┌──

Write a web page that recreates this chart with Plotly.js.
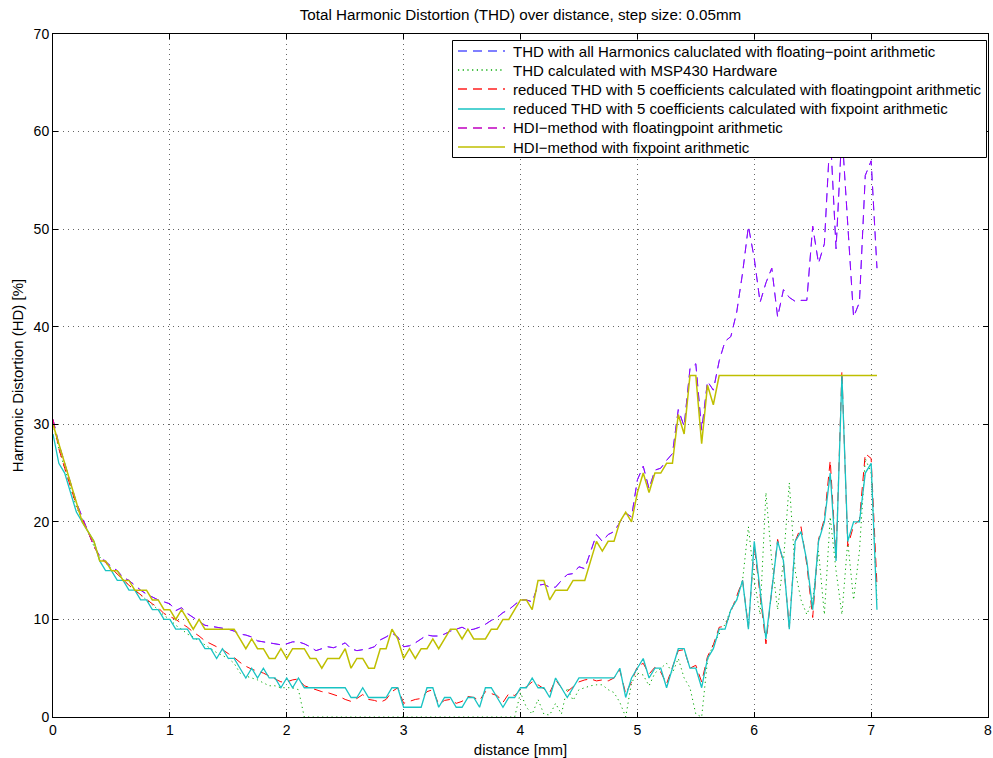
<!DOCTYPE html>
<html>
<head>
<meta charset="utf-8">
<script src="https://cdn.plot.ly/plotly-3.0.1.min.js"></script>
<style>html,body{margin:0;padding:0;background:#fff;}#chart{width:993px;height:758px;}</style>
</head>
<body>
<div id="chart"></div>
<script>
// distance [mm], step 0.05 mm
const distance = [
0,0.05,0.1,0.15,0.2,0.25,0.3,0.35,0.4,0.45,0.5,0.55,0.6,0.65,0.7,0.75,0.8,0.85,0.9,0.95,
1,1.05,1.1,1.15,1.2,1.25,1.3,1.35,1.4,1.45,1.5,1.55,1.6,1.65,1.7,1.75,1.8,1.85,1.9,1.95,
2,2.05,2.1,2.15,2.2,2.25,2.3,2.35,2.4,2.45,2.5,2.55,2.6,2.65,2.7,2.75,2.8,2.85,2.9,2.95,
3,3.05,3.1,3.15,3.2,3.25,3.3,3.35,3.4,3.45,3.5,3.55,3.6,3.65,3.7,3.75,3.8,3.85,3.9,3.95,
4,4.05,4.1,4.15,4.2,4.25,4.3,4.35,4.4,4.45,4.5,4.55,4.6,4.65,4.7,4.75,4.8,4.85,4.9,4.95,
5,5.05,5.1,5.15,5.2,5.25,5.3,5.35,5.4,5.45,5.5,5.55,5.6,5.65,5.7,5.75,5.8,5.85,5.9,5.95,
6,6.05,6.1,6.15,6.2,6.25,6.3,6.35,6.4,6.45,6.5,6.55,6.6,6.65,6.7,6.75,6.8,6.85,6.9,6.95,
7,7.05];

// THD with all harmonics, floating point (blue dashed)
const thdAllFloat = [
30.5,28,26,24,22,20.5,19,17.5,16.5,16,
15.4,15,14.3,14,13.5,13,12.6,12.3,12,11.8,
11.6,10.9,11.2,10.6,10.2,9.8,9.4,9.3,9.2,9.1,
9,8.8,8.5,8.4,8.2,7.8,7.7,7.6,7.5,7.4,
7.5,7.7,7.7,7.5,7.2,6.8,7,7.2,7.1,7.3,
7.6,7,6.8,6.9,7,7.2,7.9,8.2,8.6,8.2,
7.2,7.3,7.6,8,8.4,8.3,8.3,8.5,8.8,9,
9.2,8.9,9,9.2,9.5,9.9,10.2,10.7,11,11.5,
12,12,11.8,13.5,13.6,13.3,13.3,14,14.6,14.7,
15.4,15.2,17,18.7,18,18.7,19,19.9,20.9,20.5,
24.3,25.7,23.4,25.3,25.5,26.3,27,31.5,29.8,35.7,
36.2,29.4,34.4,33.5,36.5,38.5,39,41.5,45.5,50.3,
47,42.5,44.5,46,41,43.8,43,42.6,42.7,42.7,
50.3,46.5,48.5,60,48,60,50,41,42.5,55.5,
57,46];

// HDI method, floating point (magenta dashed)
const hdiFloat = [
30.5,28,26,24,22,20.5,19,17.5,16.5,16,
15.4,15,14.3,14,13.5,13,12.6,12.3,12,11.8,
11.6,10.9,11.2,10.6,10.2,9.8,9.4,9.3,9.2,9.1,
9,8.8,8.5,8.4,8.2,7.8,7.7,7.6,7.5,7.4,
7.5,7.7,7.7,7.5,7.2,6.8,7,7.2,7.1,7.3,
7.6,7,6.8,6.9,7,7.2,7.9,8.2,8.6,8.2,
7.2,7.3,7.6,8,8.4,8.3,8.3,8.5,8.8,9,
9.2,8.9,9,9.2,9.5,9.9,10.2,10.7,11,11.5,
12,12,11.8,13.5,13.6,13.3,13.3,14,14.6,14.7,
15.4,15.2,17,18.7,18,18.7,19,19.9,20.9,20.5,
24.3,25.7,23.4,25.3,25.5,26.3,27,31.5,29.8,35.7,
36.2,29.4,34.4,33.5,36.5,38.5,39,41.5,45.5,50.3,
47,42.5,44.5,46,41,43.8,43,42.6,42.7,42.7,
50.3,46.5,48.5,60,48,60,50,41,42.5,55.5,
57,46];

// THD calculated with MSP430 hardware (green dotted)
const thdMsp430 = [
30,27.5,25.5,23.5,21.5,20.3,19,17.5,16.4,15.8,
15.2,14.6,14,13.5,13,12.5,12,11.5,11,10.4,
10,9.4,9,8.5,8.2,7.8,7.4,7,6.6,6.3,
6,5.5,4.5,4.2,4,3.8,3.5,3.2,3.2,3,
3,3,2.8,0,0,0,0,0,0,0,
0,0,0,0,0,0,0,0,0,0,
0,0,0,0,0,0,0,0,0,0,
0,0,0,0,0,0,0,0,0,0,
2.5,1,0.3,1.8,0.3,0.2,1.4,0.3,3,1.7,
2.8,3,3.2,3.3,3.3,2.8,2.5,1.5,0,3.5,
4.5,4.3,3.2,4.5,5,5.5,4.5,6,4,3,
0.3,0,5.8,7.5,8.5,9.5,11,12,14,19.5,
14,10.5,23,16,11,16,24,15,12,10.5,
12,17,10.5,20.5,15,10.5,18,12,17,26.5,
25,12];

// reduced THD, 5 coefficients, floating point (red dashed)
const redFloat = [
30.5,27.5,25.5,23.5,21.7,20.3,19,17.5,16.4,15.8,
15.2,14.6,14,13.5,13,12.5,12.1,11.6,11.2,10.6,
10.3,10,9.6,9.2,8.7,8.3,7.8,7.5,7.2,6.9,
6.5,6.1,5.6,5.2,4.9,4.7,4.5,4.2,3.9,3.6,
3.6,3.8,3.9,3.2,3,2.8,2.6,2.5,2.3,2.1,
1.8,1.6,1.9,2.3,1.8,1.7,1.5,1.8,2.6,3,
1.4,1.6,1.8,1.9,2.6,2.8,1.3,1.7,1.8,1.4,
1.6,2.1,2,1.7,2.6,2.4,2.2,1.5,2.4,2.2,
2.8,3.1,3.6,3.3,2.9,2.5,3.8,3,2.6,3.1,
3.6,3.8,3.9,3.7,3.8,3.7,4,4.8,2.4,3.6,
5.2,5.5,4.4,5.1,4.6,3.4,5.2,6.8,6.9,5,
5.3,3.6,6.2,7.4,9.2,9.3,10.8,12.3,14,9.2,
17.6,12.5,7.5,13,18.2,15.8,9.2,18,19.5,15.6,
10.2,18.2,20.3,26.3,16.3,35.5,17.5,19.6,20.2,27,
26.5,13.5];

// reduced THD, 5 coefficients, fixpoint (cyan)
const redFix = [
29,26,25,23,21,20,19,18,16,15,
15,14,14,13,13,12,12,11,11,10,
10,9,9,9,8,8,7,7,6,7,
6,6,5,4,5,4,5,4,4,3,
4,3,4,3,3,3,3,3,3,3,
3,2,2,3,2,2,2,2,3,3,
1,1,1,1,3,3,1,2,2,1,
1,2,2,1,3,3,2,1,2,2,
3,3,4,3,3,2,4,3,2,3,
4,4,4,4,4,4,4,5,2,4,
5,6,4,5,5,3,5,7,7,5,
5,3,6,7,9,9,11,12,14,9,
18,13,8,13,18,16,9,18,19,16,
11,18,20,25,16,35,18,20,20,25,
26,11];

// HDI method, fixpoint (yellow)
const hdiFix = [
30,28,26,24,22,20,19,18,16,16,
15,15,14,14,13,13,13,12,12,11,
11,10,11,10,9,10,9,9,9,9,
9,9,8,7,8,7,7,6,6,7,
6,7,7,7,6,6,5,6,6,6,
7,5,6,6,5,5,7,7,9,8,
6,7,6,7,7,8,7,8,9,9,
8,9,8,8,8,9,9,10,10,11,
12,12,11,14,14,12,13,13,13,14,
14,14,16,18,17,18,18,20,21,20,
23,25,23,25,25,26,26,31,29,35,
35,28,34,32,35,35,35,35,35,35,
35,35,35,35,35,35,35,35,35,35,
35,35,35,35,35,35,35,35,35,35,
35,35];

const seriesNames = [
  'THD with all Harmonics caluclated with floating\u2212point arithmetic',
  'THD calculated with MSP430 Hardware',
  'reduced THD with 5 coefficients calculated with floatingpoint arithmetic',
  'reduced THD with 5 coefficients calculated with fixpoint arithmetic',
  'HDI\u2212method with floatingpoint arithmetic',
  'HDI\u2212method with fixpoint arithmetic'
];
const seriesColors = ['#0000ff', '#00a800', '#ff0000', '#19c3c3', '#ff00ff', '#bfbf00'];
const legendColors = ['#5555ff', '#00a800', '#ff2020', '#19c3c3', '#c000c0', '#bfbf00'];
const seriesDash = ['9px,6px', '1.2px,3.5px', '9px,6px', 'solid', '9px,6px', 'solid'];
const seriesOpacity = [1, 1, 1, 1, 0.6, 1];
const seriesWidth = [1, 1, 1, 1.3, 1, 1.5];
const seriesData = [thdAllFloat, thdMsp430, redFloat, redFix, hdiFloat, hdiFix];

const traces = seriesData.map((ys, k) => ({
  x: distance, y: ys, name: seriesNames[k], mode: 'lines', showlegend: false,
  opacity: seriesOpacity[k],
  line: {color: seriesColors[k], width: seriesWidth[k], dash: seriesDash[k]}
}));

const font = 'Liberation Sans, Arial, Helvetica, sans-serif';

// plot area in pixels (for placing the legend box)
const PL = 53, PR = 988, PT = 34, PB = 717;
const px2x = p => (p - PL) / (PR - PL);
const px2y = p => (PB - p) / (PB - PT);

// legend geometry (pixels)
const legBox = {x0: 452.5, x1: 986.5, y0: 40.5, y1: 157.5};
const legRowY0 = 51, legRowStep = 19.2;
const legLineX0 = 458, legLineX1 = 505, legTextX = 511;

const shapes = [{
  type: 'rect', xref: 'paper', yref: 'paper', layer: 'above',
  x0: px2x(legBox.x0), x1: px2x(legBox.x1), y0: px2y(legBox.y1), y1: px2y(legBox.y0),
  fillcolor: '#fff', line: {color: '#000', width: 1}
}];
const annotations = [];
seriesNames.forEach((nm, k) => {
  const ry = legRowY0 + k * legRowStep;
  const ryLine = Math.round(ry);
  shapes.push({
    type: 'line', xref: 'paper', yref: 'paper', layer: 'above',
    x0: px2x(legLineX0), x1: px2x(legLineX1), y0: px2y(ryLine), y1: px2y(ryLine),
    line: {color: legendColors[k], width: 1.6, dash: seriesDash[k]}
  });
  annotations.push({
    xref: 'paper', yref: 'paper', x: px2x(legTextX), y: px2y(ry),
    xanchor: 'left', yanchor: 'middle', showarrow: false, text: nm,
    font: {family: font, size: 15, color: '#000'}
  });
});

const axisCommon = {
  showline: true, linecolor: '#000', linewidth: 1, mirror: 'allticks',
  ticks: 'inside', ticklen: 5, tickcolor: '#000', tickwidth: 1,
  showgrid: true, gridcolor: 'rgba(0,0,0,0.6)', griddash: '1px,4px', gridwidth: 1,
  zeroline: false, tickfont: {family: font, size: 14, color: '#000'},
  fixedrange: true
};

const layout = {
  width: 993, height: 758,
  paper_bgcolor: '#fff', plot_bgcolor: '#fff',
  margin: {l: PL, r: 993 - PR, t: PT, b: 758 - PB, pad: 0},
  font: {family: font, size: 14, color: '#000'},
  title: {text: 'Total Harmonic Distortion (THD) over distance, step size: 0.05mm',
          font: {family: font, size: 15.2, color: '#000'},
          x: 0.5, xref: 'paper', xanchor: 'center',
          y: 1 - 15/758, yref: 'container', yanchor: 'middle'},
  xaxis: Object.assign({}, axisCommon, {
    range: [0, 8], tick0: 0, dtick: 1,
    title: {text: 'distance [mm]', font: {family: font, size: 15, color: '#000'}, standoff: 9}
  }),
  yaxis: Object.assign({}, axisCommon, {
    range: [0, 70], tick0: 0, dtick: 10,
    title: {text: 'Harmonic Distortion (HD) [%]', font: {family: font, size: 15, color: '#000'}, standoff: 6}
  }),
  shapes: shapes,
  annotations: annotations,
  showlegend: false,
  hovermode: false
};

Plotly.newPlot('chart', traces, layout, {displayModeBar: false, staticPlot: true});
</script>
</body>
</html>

└──
┌──

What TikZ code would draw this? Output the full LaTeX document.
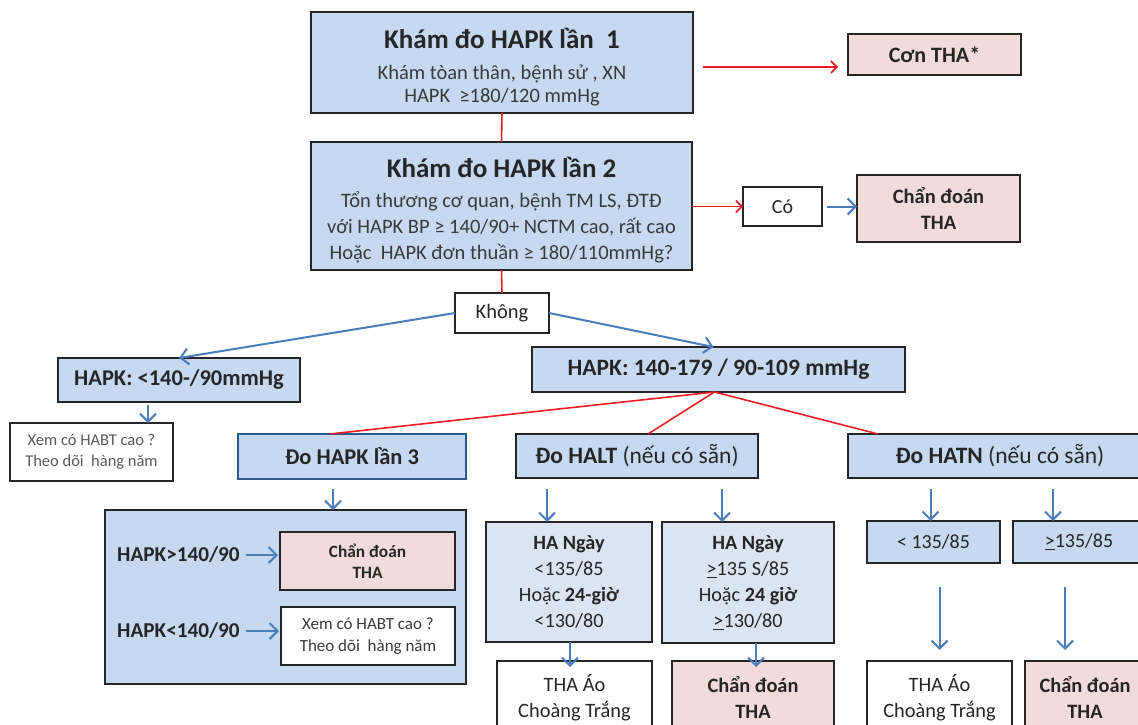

└──
┌──

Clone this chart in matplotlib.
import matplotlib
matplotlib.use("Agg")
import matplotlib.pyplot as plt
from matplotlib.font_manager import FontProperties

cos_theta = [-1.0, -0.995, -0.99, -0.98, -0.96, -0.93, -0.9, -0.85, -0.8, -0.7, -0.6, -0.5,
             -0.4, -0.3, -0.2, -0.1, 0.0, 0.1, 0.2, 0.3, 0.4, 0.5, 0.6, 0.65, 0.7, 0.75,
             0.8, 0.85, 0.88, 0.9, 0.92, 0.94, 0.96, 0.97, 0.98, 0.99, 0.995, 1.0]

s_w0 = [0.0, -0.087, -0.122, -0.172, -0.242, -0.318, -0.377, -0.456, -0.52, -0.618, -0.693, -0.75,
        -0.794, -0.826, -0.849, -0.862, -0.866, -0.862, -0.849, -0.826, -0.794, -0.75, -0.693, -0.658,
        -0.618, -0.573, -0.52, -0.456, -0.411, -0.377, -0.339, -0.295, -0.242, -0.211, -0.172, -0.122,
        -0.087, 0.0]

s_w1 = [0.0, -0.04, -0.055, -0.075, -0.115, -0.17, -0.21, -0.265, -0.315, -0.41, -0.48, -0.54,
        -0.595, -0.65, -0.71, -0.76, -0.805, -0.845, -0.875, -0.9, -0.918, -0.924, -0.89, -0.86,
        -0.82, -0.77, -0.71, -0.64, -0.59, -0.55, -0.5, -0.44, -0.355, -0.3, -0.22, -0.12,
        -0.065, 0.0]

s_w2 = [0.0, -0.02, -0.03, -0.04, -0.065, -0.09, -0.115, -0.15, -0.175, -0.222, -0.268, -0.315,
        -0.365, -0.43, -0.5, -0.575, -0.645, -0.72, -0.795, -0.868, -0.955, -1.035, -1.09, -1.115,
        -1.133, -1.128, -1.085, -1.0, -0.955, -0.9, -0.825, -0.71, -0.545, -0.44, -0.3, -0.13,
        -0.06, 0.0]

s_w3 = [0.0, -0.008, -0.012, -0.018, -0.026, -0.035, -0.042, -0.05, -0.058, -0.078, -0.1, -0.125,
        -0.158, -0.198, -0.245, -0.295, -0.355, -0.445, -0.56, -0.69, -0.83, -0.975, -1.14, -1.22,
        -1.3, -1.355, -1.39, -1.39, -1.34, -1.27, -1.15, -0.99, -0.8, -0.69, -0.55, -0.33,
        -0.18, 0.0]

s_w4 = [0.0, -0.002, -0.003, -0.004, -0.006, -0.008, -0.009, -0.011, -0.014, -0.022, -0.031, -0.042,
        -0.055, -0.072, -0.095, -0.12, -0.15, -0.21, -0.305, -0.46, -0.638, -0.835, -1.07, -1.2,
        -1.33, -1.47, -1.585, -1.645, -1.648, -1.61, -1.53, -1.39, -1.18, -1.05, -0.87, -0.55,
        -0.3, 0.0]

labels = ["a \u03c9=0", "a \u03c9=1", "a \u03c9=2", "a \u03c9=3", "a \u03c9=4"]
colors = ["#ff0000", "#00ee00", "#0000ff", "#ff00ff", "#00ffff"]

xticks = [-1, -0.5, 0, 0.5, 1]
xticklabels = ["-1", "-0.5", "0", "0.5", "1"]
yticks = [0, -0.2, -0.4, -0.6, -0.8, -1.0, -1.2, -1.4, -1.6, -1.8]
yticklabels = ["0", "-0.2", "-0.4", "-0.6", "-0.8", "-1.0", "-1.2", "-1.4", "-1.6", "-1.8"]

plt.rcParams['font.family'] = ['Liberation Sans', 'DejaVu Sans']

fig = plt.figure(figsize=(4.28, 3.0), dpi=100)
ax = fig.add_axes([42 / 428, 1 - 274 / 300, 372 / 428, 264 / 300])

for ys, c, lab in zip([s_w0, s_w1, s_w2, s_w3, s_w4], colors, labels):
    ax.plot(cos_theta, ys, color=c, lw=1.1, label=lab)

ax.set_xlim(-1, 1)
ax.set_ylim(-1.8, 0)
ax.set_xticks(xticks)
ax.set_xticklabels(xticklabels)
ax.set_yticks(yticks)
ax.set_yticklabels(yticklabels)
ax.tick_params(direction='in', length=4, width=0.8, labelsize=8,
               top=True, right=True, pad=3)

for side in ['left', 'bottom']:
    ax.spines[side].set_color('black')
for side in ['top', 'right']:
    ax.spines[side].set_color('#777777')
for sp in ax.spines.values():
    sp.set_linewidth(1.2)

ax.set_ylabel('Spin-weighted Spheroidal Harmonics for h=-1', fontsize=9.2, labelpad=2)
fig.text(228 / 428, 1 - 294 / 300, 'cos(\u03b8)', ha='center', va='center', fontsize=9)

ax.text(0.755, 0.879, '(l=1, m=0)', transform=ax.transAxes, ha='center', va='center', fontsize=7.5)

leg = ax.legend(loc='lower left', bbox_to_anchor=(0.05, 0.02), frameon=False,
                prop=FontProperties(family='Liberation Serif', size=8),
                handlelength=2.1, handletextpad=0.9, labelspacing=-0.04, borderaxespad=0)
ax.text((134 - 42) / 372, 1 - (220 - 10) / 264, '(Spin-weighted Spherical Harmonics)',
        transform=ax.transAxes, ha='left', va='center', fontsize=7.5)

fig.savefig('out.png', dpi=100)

└──

> **EXERCISE DIRECTIONS**: Using the data above, reproduce exactly the lines from the line that contains "Clone this chart in matplotlib." through the line that contains "from matplotlib.font_manager import", including both.

> **SOLUTION TO THE EXERCISE**:
Clone this chart in matplotlib.
import matplotlib
matplotlib.use("Agg")
import matplotlib.pyplot as plt
from matplotlib.font_manager import FontProperties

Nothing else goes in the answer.